Background to my interest in teaching children with autism


            However, a friend and colleague, who was also enamoured of the tales, and who was concerned lest Felicity’s final breath be drawn without some of these fanciful stories seeing the light of day, concocted with conviction the original form of the Principle of Perversity (Felicitations, 1988, 1, 1, 1-2).  He pointed out that, human nature being what it is, it is much easier to believe that which is presented as patently fictitious than it is to believe that which is presented as fact.  Why not, he suggested, write up the cases as the pure fiction they clearly are, uncluttered with Felicity’s usual attempts to make them sound plausible?  Then everybody could believe them.  He added that if Felicity felt it necessary to expound profound truisms and assorted meaningless justifications about what was purported to have taken place, or about how the effects noted might be explained, he might choose to expand at length on the tales in a companion work.  In this way, it would be possible to make reading about psychotherapy tolerable, even fun, while at the same time introducing students to the demanding discipline of psychotherapy with the least possible pain. 

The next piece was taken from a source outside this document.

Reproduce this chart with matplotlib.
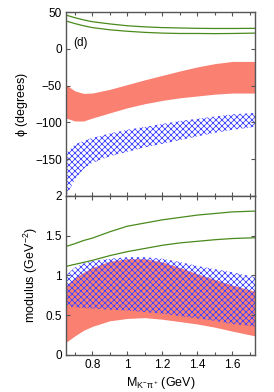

            Accordingly, this is one of a pair of improbable works of fiction.  This one contains yarns about people who never existed, identified by their real fictitious names.  Of course it must follow that any resemblance between these people and anybody living or dead, or even eventually to be alive or dead, is purely and completely accidental and unintentional.  The companion work, aptly entitled A Companion’s Work, containing all the associated clutter of irrelevant thoughts, unlikely schemes and fantastic fictional and pseudo-scientific explanations, all expressed in the pedantic and mind‑destroying forms of non‑communication commonly used by psychologists, you will be happy to hear, is not going to be written.  You may be less happy to hear that its contents are contained instead — I hesitate to say this — under the covers of this volume, although frequently in chapter introductions.